Of course, he never really went away despite the brief hiatuses that punctuate his career.
It's a career which began as the least popular one in Take That, continuing through his show tonight and shooting out of the other side with quite astonishing momentum to some far-off point in the future.
Williams' tour title, Swing both Ways, is both a hat doffed in the direction of the rumours that surrounded his sexuality in the beginning of his career and a reference to the content of the gig - old and contemporary songs re-imagined under the watchful eyes from the skies of Glenn Miller, Duke Ellington et al.
And his covers are good: Ain't That a Kick in the Head; Reet Petit; That's Amore, all as big and bounding as a trio of St Bernard puppies.
The set design is even better: at the start like the sweeping lobby of James Cameron's Titanic brought back to life in Finnieston - resplendent and unashamedly exclusive looking.

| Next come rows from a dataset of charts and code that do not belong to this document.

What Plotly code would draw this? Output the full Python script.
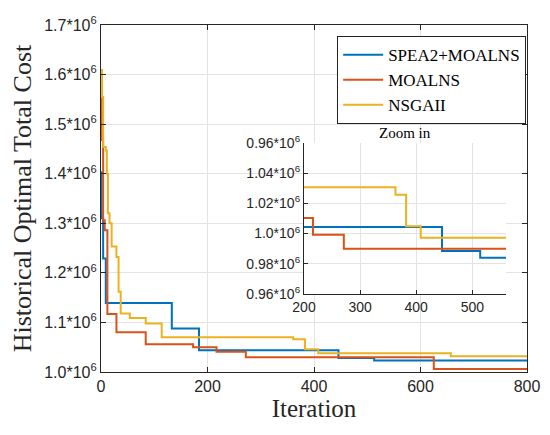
import plotly.graph_objects as go

# main plot: iteration where the best cost changes, and the cost after it
spea_iter = [0, 1, 4, 9, 133, 184, 446, 513, 800]
spea_cost = [1.403e6, 1.310e6, 1.229e6, 1.139e6, 1.088e6, 1.044e6, 1.028e6, 1.023e6, 1.023e6]

moalns_iter = [0, 2, 4, 7, 12, 29, 84, 173, 217, 272, 625, 800]
moalns_cost = [1.555e6, 1.468e6, 1.306e6, 1.286e6, 1.117e6, 1.080e6, 1.056e6,
               1.050e6, 1.041e6, 1.030e6, 1.006e6, 1.006e6]

nsga_iter = [0, 2, 4, 9, 11, 13, 16, 20, 29, 33, 37, 54, 84, 114, 361, 383, 408, 657, 800]
nsga_cost = [1.609e6, 1.555e6, 1.454e6, 1.447e6, 1.40e6, 1.32e6, 1.30e6, 1.253e6, 1.232e6,
             1.162e6, 1.118e6, 1.109e6, 1.098e6, 1.070e6, 1.066e6, 1.046e6, 1.038e6,
             1.032e6, 1.032e6]

# zoom-in panel
zoom_spea_iter = [200, 446, 514, 560]
zoom_spea_cost = [1.0044e6, 0.9884e6, 0.984e6, 0.984e6]
zoom_moalns_iter = [200, 216, 271, 560]
zoom_moalns_cost = [1.0104e6, 0.9993e6, 0.990e6, 0.990e6]
zoom_nsga_iter = [200, 363, 382, 408, 560]
zoom_nsga_cost = [1.0307e6, 1.0257e6, 1.0049e6, 0.9973e6, 0.9973e6]

main_yticks = [1.0e6, 1.1e6, 1.2e6, 1.3e6, 1.4e6, 1.5e6, 1.6e6, 1.7e6]
main_ylabels = ["1.0*10<sup>6</sup>", "1.1*10<sup>6</sup>", "1.2*10<sup>6</sup>", "1.3*10<sup>6</sup>",
                "1.4*10<sup>6</sup>", "1.5*10<sup>6</sup>", "1.6*10<sup>6</sup>", "1.7*10<sup>6</sup>"]
zoom_yticks = [0.96e6, 0.98e6, 1.0e6, 1.02e6, 1.04e6, 1.06e6]
zoom_ylabels = ["0.96*10<sup>6</sup>", "0.98*10<sup>6</sup>", "1.0*10<sup>6</sup>",
                "1.02*10<sup>6</sup>", "1.04*10<sup>6</sup>", "0.96*10<sup>6</sup>"]

BLUE = "#0072BD"
RED = "#D95319"
YEL = "#EDB120"
SERIF = "Liberation Serif"
SANS = "Liberation Sans"

fig = go.Figure()

series = [("SPEA2+MOALNS", spea_iter, spea_cost, zoom_spea_iter, zoom_spea_cost, BLUE),
          ("MOALNS", moalns_iter, moalns_cost, zoom_moalns_iter, zoom_moalns_cost, RED),
          ("NSGAII", nsga_iter, nsga_cost, zoom_nsga_iter, zoom_nsga_cost, YEL)]

for name, xi, yi, zx, zy, col in series:
    fig.add_trace(go.Scatter(x=xi, y=yi, name=name, mode="lines", line_shape="hv",
                             line=dict(color=col, width=2)))
for name, xi, yi, zx, zy, col in series:
    fig.add_trace(go.Scatter(x=zx, y=zy, name=name, mode="lines", line_shape="hv",
                             line=dict(color=col, width=2), showlegend=False,
                             xaxis="x2", yaxis="y2"))

axcol = "#262626"
gridcol = "#e3e3e3"

# page body has an 8px margin, so the figure is a bit smaller than the window
fig.update_layout(
    width=542, height=427,
    margin=dict(l=93, r=23, t=17, b=63),
    paper_bgcolor="white", plot_bgcolor="white",
    font=dict(family=SANS, size=16, color=axcol),
    xaxis=dict(domain=[0, 1], range=[0, 800], tickvals=[0, 200, 400, 600, 800],
               ticks="inside", ticklen=5, tickcolor=axcol, showline=True, linecolor=axcol,
               linewidth=1.2, mirror="ticks", showgrid=True, gridcolor=gridcol, zeroline=False,
               tickfont=dict(family=SANS, size=16), automargin=False,
               title=dict(text="Iteration", font=dict(family=SERIF, size=25), standoff=4)),
    yaxis=dict(domain=[0, 1], range=[1.0e6, 1.7e6], tickvals=main_yticks, ticktext=main_ylabels,
               ticks="inside", ticklen=5, tickcolor=axcol, showline=True, linecolor=axcol,
               linewidth=1.2, mirror="ticks", showgrid=True, gridcolor=gridcol, zeroline=False,
               tickfont=dict(family=SANS, size=16), automargin=False,
               title=dict(text="Historical Optimal Total Cost", font=dict(family=SERIF, size=26),
                          standoff=8)),
    xaxis2=dict(domain=[0.4765, 0.9507], anchor="y2", range=[200, 560],
                tickvals=[200, 300, 400, 500], ticks="inside", ticklen=4, tickcolor=axcol,
                showline=True, linecolor=axcol, linewidth=1.2, showgrid=True, gridcolor=gridcol,
                zeroline=False, tickfont=dict(family=SANS, size=14), automargin=False),
    yaxis2=dict(domain=[0.2248, 0.660], anchor="x2", range=[0.96e6, 1.06e6],
                tickvals=zoom_yticks, ticktext=zoom_ylabels, ticks="inside", ticklen=4,
                tickcolor=axcol, showline=True, linecolor=axcol, linewidth=1.2, showgrid=True,
                gridcolor=gridcol, zeroline=False, tickfont=dict(family=SANS, size=14),
                automargin=False),
    legend=dict(x=0.998, y=0.968, xanchor="right", yanchor="top", bgcolor="white",
                bordercolor="#222222", borderwidth=1, font=dict(family=SERIF, size=17, color="black"),
                tracegroupgap=0, itemwidth=40),
    annotations=[dict(text="Zoom in", xref="x2 domain", yref="y2 domain", x=0.5, y=1.0,
                      xanchor="center", yanchor="bottom", showarrow=False, yshift=0,
                      font=dict(family=SERIF, size=15, color="black"))],
)

fig.write_html("out.html")
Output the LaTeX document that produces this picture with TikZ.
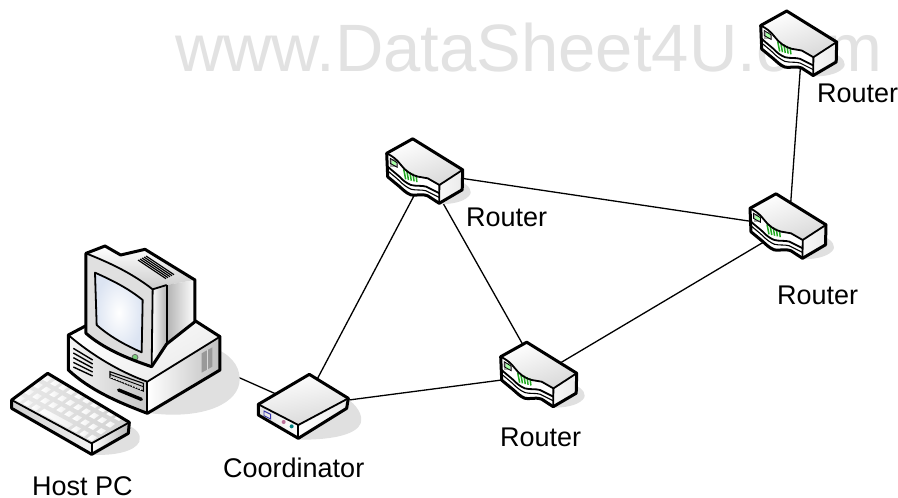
\documentclass[tikz,border=0pt]{standalone}
\usepackage{fontspec}
\setmainfont{Liberation Sans}
\definecolor{shadowc}{HTML}{E0E0E0}
\definecolor{markc}{HTML}{E2E2E2}
\definecolor{screenc}{HTML}{DCE4F2}
\definecolor{ledc}{HTML}{22AA22}
\newcommand\kbdkey[4]{%
  \shade[left color=white,right color=black!6] ({35+240*#1+108*#3},{540+130*#1-80*#3}) -- ({35+240*#2+108*#3},{540+130*#2-80*#3}) -- ({35+240*#2+108*#4},{540+130*#2-80*#4}) -- ({35+240*#1+108*#4},{540+130*#1-80*#4}) -- cycle;}
\tikzset{
  link/.style={line width=1.3pt,black},
  outline/.style={line width=3pt,line join=round,black},
  edge/.style={line width=1.8pt,line join=round,black},
  fineline/.style={line width=1.1pt,black},
  lbl/.style={anchor=base west,inner sep=0pt,font=\fontsize{27}{30}\selectfont},
  routerpic/.pic={
    \fill[shadowc] (74,28) .. controls (82,32) and (87,38) .. (82,43) .. controls (76,49) and (64,51) .. (52,51) -- cycle;
    % front body
    \fill[white] (0,0) .. controls (6,3) and (10,6) .. (14.3,11.7) .. controls (18,17) and (25,22) .. (31,23.3) -- (41,25) -- (52.7,31.7) -- (52.5,50) -- (41,42.5) .. controls (34,40) and (28,43) .. (24,41.5) .. controls (19,39.5) and (16,36) .. (12.5,33) -- (1,23.5) -- cycle;
    % top face
    \shade[left color=white,right color=black!15,shading angle=20] (0,0) .. controls (6,3) and (10,6) .. (14.3,11.7) .. controls (18,17) and (25,22) .. (31,23.3) -- (41,25) -- (52.7,31.7) -- (76,16.5) -- (26,-14.5) -- cycle;
    % right face
    \shade[left color=black!3,middle color=black!25,right color=black!8] (52.7,31.7) -- (76,16.5) -- (75.5,36.5) -- (52.5,50) -- cycle;
    % front stripes
    \draw[edge] (1,13.3) .. controls (5,17) and (9,20) .. (12.7,23.3) .. controls (16,27) and (20,30) .. (24.3,31.7) .. controls (29,33) and (35,32) .. (39.3,33.3) -- (52.7,40);
    \draw[fineline] (1,17.5) .. controls (5,21) and (9,24) .. (12.7,27.5) .. controls (16,31) and (20,34) .. (24.3,35.9) .. controls (29,37.2) and (35,36.2) .. (39.3,37.5) -- (52.7,44.2);
    % port
    \fill[black!35] (3.5,6) rectangle (10.5,13.5);
    \fill[green!35!white] (5,7.5) rectangle (9.5,12);
    \draw[line width=.8pt] (3.5,5) -- (10.5,9.5) -- (10.5,14) -- (3.5,10) -- cycle;
    % ticks
    \foreach \k in {0,1,2,3,4}
      \draw[line width=1.5pt,ledc] ({17+\k*3.1},{16+\k*1.5}) -- ({19+\k*2.8},{26+\k*.7});
    % outlines
    \draw[edge] (0,0) .. controls (6,3) and (10,6) .. (14.3,11.7) .. controls (18,17) and (25,22) .. (31,23.3) -- (41,25) -- (52.7,31.7) -- (76,16.5);
    \draw[edge] (52.7,31.7) -- (52.5,50);
    \draw[outline] (0,0) -- (26,-14.5) -- (76,16.5) -- (75.5,36.5) -- (52.5,50) -- (41,42.5) .. controls (34,40) and (28,43) .. (24,41.5) .. controls (19,39.5) and (16,36) .. (12.5,33) -- (1,23.5) -- cycle;
  }
}
\begin{document}
\begin{tikzpicture}[x=1pt,y=-1pt]
\useasboundingbox (0,0) rectangle (898,498);
\fill[white] (0,0) rectangle (898,498);
\node[anchor=base west,inner sep=0pt,text=markc,font=\fontsize{67}{70}\selectfont] (mark) at (175,71) {www.DataSheet4U.com};

% connection points
\coordinate (pc) at (150,338);
\coordinate (coord) at (303,406);
\coordinate (r1) at (426,173);
\coordinate (r2) at (540,375);
\coordinate (r3) at (789,227);
\coordinate (r4) at (802,45);

\draw[link] (pc) -- (coord);
\draw[link] (coord) -- (r1);
\draw[link] (coord) -- (r2);
\draw[link] (r1) -- (r2);
\draw[link] (r1) -- (r3);
\draw[link] (r2) -- (r3);
\draw[link] (r3) -- (r4);

% routers
\pic at (386.7,153.3) {routerpic};
\pic at (500.7,356.7) {routerpic};
\pic at (750,208.3) {routerpic};
\pic at (760.7,25.5) {routerpic};

% coordinator
\begin{scope}[shift={(250,365)},x=1/3*1pt,y=-1/3*1pt]
  \fill[shadowc] (290,100) .. controls (320,120) and (340,150) .. (332,175) .. controls (320,205) and (260,225) .. (145,224) -- cycle;
  \shade[left color=white,right color=black!15,shading angle=10] (25,118) -- (178,28) -- (295,100) -- (145,180) -- cycle;
  \shade[left color=black!12,right color=white] (25,118) -- (145,180) -- (145,220) -- (25,150) -- cycle;
  \shade[left color=white,middle color=black!25,right color=black!8] (145,180) -- (295,100) -- (290,130) -- (145,220) -- cycle;
  \draw[line width=.9pt,blue!60!black!80] (42,138) -- (62,148) -- (62,162) -- (42,152) -- cycle;
  \fill[magenta!60!black!70] (101,171) circle (2pt);
  \fill[teal] (125,184) circle (2pt);
  \draw[edge] (25,118) -- (145,180) -- (295,100);
  \draw[edge] (145,180) -- (145,220);
  \draw[outline] (25,118) -- (178,28) -- (295,100) -- (290,130) -- (145,220) -- (25,150) -- cycle;
\end{scope}

% host PC, drawn in 3x coordinates
\begin{scope}[shift={(0,220)},x=1/3*1pt,y=-1/3*1pt]
  % shadow of the computer
  \fill[shadowc] (655,390) .. controls (700,410) and (725,450) .. (718,490) .. controls (705,560) and (590,600) .. (440,578) -- cycle;
  % base
  \shade[left color=white,right color=black!8,shading angle=30] (205,345) -- (260,315) -- (590,300) -- (660,350) -- (442,485) .. controls (370,460) and (280,410) .. (205,345) -- cycle;
  \shade[left color=black!4,right color=black!22] (205,345) .. controls (280,410) and (370,460) .. (442,485) -- (442,580) .. controls (350,545) and (270,510) .. (205,450) -- cycle;
  \shade[left color=white,right color=black!25] (442,485) -- (660,350) -- (660,450) -- (442,580) -- cycle;
  \fill[black!40] (605,400) -- (637,382) -- (637,440) -- (605,458) -- cycle;
  \draw[line width=.8pt,black!15] (621,391) -- (621,449);
  \foreach \k in {0,1,2,3,4}
    \draw[line width=1.4pt] (220,{385+\k*14}) -- (278,{420+\k*12});
  \draw[line width=1.1pt,fill=black!20] (330,455) -- (430,490) -- (430,513) -- (330,473) -- cycle;
  \draw[line width=.9pt,white,dotted] (332,472) -- (428,511);
  \draw[line width=.9pt] (330,463) -- (430,500);
  \draw[line width=3.4pt,line cap=round] (356,510) -- (424,538);
  \draw[edge] (205,345) .. controls (280,410) and (370,460) .. (442,485) -- (660,350);
  \draw[edge] (442,485) -- (442,580);
  \draw[outline] (262,315) -- (205,345) -- (205,450) .. controls (270,510) and (350,545) .. (442,580) -- (660,450) -- (660,350) -- (585,302);
  % monitor
  \shade[left color=white,right color=black!20,shading angle=0] (258,100) -- (315,78) -- (362,105) -- (435,88) -- (585,180) -- (500,195) -- (458,208) .. controls (390,155) and (320,125) .. (258,100) -- cycle;
  \shade[left color=black!30,middle color=black!12,right color=white] (500,195) -- (585,180) -- (585,305) -- (500,372) -- cycle;
  \shade[left color=white,right color=black!30] (458,208) -- (500,195) -- (500,372) -- (455,440) -- cycle;
  \shade[left color=black!12,middle color=white,right color=black!14,shading angle=20] (258,100) .. controls (320,125) and (390,155) .. (458,208) -- (455,440) .. controls (380,415) and (310,385) .. (258,340) -- cycle;
  \draw[line width=1.8pt,inner color=white,outer color=screenc,line join=round] (285,158) .. controls (335,180) and (385,205) .. (428,240) -- (425,397) .. controls (375,375) and (330,350) .. (290,315) -- cycle;
  \fill[black!60] (405,412) circle (3.4pt);
  \fill[ledc!60!white] (405,412) circle (2.4pt);
  \foreach \k in {0,1,2,3,4}
    \draw[line width=1.2pt] ({414+\k*6},{120-\k*3}) -- ({498+\k*6},{176-\k*3});
  \draw[edge] (500,195) -- (500,372);
  \draw[edge] (258,100) .. controls (320,125) and (390,155) .. (458,208) -- (500,195);
  \draw[edge] (458,208) -- (455,440);
  \draw[outline] (258,100) -- (315,78) -- (362,105) -- (435,88) -- (585,180) -- (585,305) -- (500,372) -- (455,440) .. controls (380,415) and (310,385) .. (258,340) -- cycle;
  % keyboard
  \fill[shadowc] (380,615) .. controls (410,625) and (425,645) .. (418,665) .. controls (405,695) and (340,708) .. (275,704) -- cycle;
  \shade[left color=black!8,right color=black!18] (35,540) -- (143,460) -- (388,607) -- (275,670) -- cycle;
  \shade[left color=black!18,right color=black!6] (35,540) -- (275,670) -- (275,703) -- (35,565) -- cycle;
  \shade[left color=white,right color=black!28] (275,670) -- (388,607) -- (385,640) -- (275,703) -- cycle;
  \foreach \u in {0,1,...,9}
    \foreach \v in {1,2,3}
      \kbdkey{(\u+.2)/10}{(\u+.8)/10}{(\v+.22)/4}{(\v+.78)/4};
  \foreach \u in {0,1,2,7,8,9}
    \kbdkey{(\u+.2)/10}{(\u+.8)/10}{.055}{.195};
  \kbdkey{.32}{.68}{.055}{.195}
  \draw[edge] (35,540) -- (275,670) -- (388,607);
  \draw[edge] (275,670) -- (275,703);
  \draw[outline] (35,540) -- (143,460) -- (388,607) -- (385,640) -- (275,703) -- (35,565) -- cycle;
\end{scope}

% labels
\node[lbl] (lr1) at (466,226) {Router};
\node[lbl] (lr2) at (500,446) {Router};
\node[lbl] (lr3) at (777,304) {Router};
\node[lbl] (lr4) at (817,102) {Router};
\node[lbl] (lc) at (223,477) {Coordinator};
\node[lbl] (lh) at (32,495) {Host PC};
\end{tikzpicture}
\end{document}
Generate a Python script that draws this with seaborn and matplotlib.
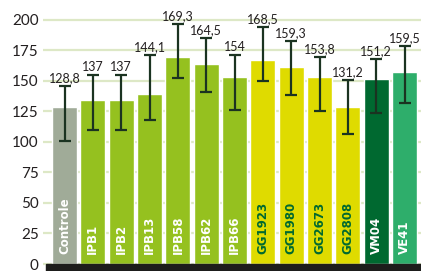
import pandas as pd
import seaborn as sns
import matplotlib.pyplot as plt

# dados
cultivares = ['Controle', 'IPB1', 'IPB2', 'IPB13', 'IPB58', 'IPB62', 'IPB66',
              'GG1923', 'GG1980', 'GG2673', 'GG2808', 'VM04', 'VE41']
alturas = [128.4, 134.5, 134.5, 138.8, 169.2, 163.6, 153.3,
           167.2, 160.8, 153.3, 128.4, 151.1, 157.5]
rotulos = ['128,8', '137', '137', '144,1', '169,3', '164,5', '154',
           '168,5', '159,3', '153,8', '131,2', '151,2', '159,5']
erro_sup = [145.7, 154.8, 154.8, 170.8, 196.6, 184.7, 170.8,
            194.3, 182.8, 169.4, 150.6, 167.8, 178.4]
erro_inf = [100.8, 110.0, 110.0, 117.8, 152.0, 140.5, 126.0,
            150.0, 138.5, 125.0, 106.0, 123.3, 132.0]
grupos = ['ctrl'] + ['ipb'] * 6 + ['gg'] * 4 + ['vm', 've']

cores = {'ctrl': '#a0ab98', 'ipb': '#95c11f', 'gg': '#dfdb00',
         'vm': '#006930', 've': '#2eae6b'}
cor_texto = {'ctrl': 'white', 'ipb': 'white', 'gg': '#006930',
             'vm': 'white', 've': 'white'}

df = pd.DataFrame({'cultivar': cultivares, 'altura': alturas})

sns.set_style('white')
plt.rcParams['font.family'] = ['Lato', 'DejaVu Sans']

fig = plt.figure(figsize=(4.21, 2.71), dpi=100)
ax = fig.add_axes([43 / 421, 0, 378 / 421, 1])

sns.barplot(data=df, x='cultivar', y='altura', hue='cultivar',
            palette=[cores[g] for g in grupos], width=0.88, saturation=1,
            legend=False, ax=ax, zorder=2)

ax.set_ylim(-5.7, 216)
ax.set_xlim(-0.76, 12.58)
ax.set_yticks(range(0, 201, 25))
for v in range(0, 201, 25):
    ax.axhline(v, color='#dde8c6', lw=1.6, zorder=0)
ax.axhspan(-5.7, 0, xmin=0.008, xmax=1, color='#1d1d1b', zorder=3)

pos = list(range(len(cultivares)))
baixo = [a - b for a, b in zip(alturas, erro_inf)]
cima = [b - a for a, b in zip(alturas, erro_sup)]
ax.errorbar(pos, alturas, yerr=[baixo, cima], fmt='none', ecolor='#1b3321',
            elinewidth=1.6, capsize=4, capthick=1.6, zorder=4)

for i, nome in enumerate(cultivares):
    ax.text(i, erro_sup[i] + 1.5, rotulos[i], ha='center', va='bottom',
            fontsize=9, color='#231f20')
    ax.text(i, 8, nome, rotation=90, ha='center', va='bottom',
            fontsize=8.5, fontweight='bold', color=cor_texto[grupos[i]],
            family='DejaVu Sans')

ax.set_xlabel('')
ax.set_ylabel('')
ax.set_xticks([])
ax.tick_params(axis='y', length=0, pad=3, labelsize=11, labelcolor='#231f20')
sns.despine(ax=ax, left=True, bottom=True)

fig.savefig('out.png', dpi=100)
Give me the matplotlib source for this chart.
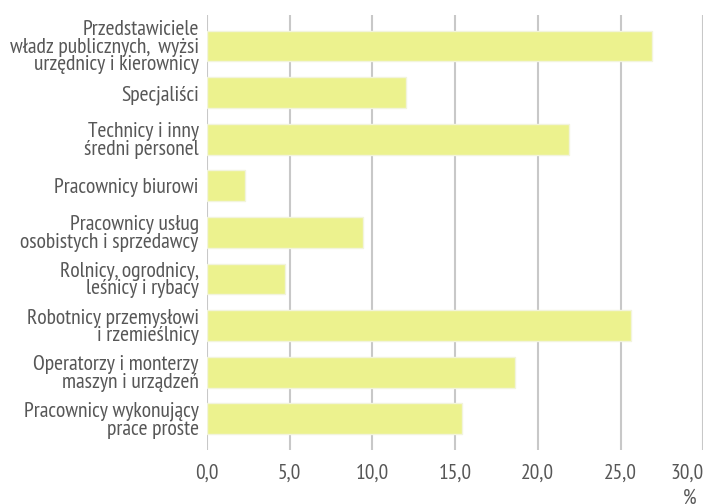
import matplotlib
matplotlib.use("Agg")
import matplotlib.pyplot as plt

plt.rcParams['font.family'] = ['PT Sans Narrow', 'DejaVu Sans']

categories = [
    "Przedstawiciele\nwładz publicznych,  wyżsi\nurzędnicy i kierownicy",
    "Specjaliści",
    "Technicy i inny\nśredni personel",
    "Pracownicy biurowi",
    "Pracownicy usług\nosobistych i sprzedawcy",
    "Rolnicy, ogrodnicy,\nleśnicy i rybacy",
    "Robotnicy przemysłowi\ni rzemieślnicy",
    "Operatorzy i monterzy\nmaszyn i urządzeń",
    "Pracownicy wykonujący\nprace proste",
]
values = [26.9, 12.0, 21.9, 2.3, 9.4, 4.7, 25.6, 18.6, 15.4]
xticks = [0, 5, 10, 15, 20, 25, 30]
xticklabels = ["0,0", "5,0", "10,0", "15,0", "20,0", "25,0", "30,0"]

fig = plt.figure(figsize=(7.06, 5.04), dpi=100)
ax = fig.add_axes([207/706, 1-450/504, (703.3-207)/706, (450-15)/504])

txt = "#575757"
ax.barh(range(len(values)), values, height=0.66, color="#ecf28e",
        edgecolor="#f2f4dc", linewidth=1, zorder=3)
ax.set_xlim(0, 30)
ax.set_ylim(8.67, -0.665)
ax.set_xticks(xticks)
ax.set_xticklabels(xticklabels)
ax.set_yticks(range(len(categories)))
ax.set_yticklabels(categories, linespacing=0.9)
ax.grid(axis='x', color="#c8c8c8", linewidth=1.5, zorder=0)
ax.grid(axis='y', visible=False)
for s in ax.spines.values():
    s.set_visible(False)
ax.tick_params(axis='y', length=0, labelsize=15.6, colors=txt, pad=6)
ax.tick_params(axis='x', length=0, labelsize=15.5, colors=txt, pad=10)
for lbl in ax.get_xticklabels()[-1:]:
    lbl.set_horizontalalignment('right')
ax.text(29.2, -0.09, "%", transform=ax.get_xaxis_transform(), ha='center', va='top',
        fontsize=15.5, color=txt)

fig.savefig("out.png", dpi=100)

Except anyone can board Williams' boat. We're all invited.
But the true stars are the newer songs, dressed up in top hats and tails, made as bold and brassy as a Boardwalk actor after a ninth old fashioned.
His own Love Supreme becomes a flash of deco dresses and soaring piano.
R. Kelly's Remix to Ignition is given an a cappella makeover. It is about as magical as it's possible to be without having Paul Daniels on speed dial.
Williams is older, apparently. It's shown physically in a sliver of silver through his quiff in promotional images.
In the flesh, who would know? The face that furnished a million teenage bedrooms is still the same.
This is what 24 years in the industry looks like. Just dandy.